Oh, but HOW they meant it -- Five heads on the cover, five tail feathers being shaken and all ya-yas gotten out. What a wrecked single. Don’t think these guys got to a third time at bat, ultimately to be resigned forevermore as also-rans in the world of French Rock where the bands that did make it were either signed to Byg Records, managed by the Paris office of the Robert Stigwood Organisation, got their sole gig immortalised forever on ‘Pop Deux’ or their only album produced by J.P. Massiera. Although regarding this last named sound engineer, the A-side’s intro does sport a junior version of the kind of electronic squall that was his aural meat and drink. But once this brief space-out intro parts it reveals a clearing where the title “O Wa Nou Me Nou Ma” is group chanted repeatedly. The song then breaks out along with the lead vocalist, who then barks out in call and response with the lightning guitar accents that break his thoughts into broken phrases but retain their technicolour super-strength:


“In the afterglow / there is a spider!
Purple needles / on the valley!
When you will be / on blue mountain!
When a sun / burns the sea!
You will understand/ madness! Anguish!
The black witch cries:
Dogs!
Dogs!
Snakes!”


Fuck, but you don’t come across lyrics like this every day (or even in 1971.) Except when it happens to escape the burden of a singer whose command of English is relegated into the crowded corner of second language status as it melts into psychic shorthand akin to the white light ramblings of Damo Suzuki, Chico with the directness of scrawls on institutional toilet walls plus the nonplussing qualities of Japanese LP lyric sheet translations from the 1970’s all at once. And since the vocals seem touched by a more than a degree of Patois Caribe sans even a hint of a French accent, I’m convinced that it’s the black guy doing all the shouting; seeing as his head placed is dead centre on the sleeve in the traditional position of the lead vocalist in most group shots of the time. Then again, I don’t even know who plays what, let alone the names of this quintet but I still bet the guy with the beard was no way in Hell the drummer.

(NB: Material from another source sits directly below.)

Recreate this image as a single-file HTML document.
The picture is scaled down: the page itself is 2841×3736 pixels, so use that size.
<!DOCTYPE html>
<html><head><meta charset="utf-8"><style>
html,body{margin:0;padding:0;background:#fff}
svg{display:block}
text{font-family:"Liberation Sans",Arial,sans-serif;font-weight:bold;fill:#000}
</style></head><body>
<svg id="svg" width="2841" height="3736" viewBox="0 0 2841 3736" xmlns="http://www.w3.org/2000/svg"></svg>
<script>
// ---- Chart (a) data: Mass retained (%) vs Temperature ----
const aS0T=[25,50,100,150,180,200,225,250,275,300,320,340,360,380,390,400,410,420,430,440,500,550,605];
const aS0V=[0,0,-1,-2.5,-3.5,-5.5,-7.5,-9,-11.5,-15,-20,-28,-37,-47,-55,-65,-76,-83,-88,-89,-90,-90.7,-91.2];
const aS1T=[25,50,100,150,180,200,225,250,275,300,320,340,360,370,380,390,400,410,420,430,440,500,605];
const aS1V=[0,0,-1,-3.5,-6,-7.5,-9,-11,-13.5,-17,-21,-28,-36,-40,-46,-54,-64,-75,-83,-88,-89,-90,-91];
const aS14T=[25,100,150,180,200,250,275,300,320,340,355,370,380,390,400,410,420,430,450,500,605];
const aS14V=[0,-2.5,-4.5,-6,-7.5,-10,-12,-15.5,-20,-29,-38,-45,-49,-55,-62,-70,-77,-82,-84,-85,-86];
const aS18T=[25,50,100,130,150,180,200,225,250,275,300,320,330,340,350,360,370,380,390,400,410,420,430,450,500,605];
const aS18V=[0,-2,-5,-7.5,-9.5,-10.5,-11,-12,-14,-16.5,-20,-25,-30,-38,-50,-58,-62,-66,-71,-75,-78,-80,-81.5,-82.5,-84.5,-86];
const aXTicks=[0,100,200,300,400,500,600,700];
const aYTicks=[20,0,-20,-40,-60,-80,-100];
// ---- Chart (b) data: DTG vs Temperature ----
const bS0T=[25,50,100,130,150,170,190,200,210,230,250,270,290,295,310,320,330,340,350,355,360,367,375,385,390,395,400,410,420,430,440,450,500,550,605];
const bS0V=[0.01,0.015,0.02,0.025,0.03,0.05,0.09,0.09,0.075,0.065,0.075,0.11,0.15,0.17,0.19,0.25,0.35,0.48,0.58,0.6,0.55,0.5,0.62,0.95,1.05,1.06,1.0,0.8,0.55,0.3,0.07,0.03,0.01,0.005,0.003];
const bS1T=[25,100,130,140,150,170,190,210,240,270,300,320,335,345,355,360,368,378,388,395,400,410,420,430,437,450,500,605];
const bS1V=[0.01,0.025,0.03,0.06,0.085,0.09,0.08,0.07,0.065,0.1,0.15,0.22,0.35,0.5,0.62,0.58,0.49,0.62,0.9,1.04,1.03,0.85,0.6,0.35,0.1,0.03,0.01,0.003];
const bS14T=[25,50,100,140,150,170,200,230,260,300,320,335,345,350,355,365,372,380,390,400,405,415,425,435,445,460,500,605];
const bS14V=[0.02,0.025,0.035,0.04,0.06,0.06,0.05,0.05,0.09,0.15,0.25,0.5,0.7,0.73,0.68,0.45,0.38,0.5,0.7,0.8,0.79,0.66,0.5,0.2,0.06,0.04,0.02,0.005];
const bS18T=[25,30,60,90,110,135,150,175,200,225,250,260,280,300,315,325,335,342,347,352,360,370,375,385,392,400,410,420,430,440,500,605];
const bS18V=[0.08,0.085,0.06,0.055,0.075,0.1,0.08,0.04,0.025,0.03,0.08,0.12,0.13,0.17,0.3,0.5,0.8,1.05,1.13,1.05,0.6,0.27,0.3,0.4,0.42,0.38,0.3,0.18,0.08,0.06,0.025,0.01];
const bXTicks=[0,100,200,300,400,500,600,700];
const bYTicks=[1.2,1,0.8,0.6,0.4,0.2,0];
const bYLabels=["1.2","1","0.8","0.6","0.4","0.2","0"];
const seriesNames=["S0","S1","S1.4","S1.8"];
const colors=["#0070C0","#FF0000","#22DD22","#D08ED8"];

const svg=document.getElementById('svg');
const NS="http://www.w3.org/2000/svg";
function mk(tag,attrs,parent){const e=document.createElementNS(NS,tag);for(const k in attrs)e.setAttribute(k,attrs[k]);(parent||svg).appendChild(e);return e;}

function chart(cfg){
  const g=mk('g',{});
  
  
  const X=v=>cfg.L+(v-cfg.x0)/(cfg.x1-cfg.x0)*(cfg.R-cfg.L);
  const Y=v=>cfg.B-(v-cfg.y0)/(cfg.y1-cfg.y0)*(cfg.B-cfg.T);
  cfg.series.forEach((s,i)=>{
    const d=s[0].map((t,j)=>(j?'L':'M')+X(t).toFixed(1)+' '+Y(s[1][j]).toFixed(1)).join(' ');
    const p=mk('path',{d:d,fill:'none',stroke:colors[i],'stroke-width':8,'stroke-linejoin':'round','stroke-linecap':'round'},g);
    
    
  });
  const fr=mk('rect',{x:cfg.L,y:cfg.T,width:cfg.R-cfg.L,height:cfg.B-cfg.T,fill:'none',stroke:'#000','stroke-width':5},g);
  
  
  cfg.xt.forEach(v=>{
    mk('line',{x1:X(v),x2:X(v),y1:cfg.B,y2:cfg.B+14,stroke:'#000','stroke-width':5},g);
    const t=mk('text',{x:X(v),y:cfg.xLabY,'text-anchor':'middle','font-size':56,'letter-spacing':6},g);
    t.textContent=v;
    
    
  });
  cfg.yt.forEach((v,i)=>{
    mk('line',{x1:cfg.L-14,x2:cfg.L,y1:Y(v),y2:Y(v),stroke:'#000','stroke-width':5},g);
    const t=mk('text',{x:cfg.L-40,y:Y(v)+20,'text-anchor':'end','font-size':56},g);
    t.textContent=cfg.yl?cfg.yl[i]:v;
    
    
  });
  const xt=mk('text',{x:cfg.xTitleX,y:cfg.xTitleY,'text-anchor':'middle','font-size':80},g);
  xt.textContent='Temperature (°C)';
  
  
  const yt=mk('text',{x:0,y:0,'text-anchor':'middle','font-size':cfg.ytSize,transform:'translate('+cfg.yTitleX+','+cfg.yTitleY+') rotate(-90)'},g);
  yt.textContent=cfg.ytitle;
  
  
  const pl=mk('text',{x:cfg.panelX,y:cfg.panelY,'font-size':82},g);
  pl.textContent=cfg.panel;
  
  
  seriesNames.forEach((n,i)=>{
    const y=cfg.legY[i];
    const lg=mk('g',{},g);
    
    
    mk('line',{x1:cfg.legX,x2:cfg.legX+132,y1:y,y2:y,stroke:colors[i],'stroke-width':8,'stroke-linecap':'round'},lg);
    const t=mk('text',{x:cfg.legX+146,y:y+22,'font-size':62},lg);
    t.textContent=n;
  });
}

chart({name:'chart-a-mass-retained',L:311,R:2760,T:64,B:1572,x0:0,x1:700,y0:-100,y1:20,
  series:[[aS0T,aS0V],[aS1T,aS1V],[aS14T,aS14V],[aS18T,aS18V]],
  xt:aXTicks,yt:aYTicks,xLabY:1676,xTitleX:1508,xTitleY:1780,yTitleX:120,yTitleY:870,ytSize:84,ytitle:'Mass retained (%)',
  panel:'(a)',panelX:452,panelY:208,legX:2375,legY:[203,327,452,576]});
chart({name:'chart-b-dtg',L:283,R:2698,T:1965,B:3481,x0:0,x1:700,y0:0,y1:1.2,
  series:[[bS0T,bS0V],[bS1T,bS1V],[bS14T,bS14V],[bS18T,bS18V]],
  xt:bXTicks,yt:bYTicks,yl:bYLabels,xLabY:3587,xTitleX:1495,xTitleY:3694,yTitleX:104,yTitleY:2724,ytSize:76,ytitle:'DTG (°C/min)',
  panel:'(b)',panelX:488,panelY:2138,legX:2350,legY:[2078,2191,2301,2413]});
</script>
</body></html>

Leaking feedback, the guitar solo is killer. It buoyantly cascades a slipstream over the rhythm’s stepping stones comprised of dryly produced drums, dampened tom toms that report far sharper than they should and the bass running down a primordial version of “Lust For Life” as first rendered thousands of years ago in Ife as the rhythmic root anchor for “You Can’t Hurry Love” soon after being first drawn out by electro-magnetic impulses...OR WILL ALONE...from an ancient tree recently felled by a bolt of lightning and sliding out as a single, gleaming, dripping tube of iridescent THANG to then be hoisted and cast aloft into the mouth of a dormant volcano that promptly reignites the fucker with a dull thud, a blinding flash and one massive eruption accompanied by chanting to signal the beginning of a ceremonial dance of creation -- with either a track that should’ve been written by the poetically-assigned songwriting team of Wonder-Riser-Hunter-Hardaway...or “O Wa Nou Me Nou Ma.” It finally peters out far too soon in a flurry of phased drum rolls and off-beat snare hits while the title is repeated as a continuous incantation to the song’s fade out.

“Jimi (En Hommage A Jimi Hendrix)” is full-throttle proto metal and shoulda been subtitled ‘en hommage a James Patrick Page’ for the spiky guitar solo runs riot like a single-engine plane tanked up on illegitimately siphoned diesel offa Jimmy Page’s mid section “Dazed And Confused” fuel line during Zeppelin’s insane performance from ‘Supershow.’ For it’s that same splintery and jagged precipice-hanging guitar run that breaks down communication into dazed’n’confused unto paranoid hot smoke, blue ice and white lightning during its journey to the center of the mind. This single condenses so many proto-metal influences together all at once so that no single one emerges as an isolated part cos they all are happening at the same time and to an inspiring degree. Compressed rhythm guitar recollects after the solo, bearing down with rapid riffing while the vocalist proclaims in rapid succession:


“I go mad, Jimi!
I can’t live a long, long time!
I’m gonna stop before
I go crazy!
I go crazy!”

“I can’t love!
I can’t live!
I can’t love!
I can’t live!”

“I go crazy, Jimi!
I supplicate!
The wind cries your name!
I go mad!
I go mad!”

“Hey, I can’t, Jimi!
I live this country forever!
I want a new world!
Where all is fine...”


Me too, you great unknowns. Me, too.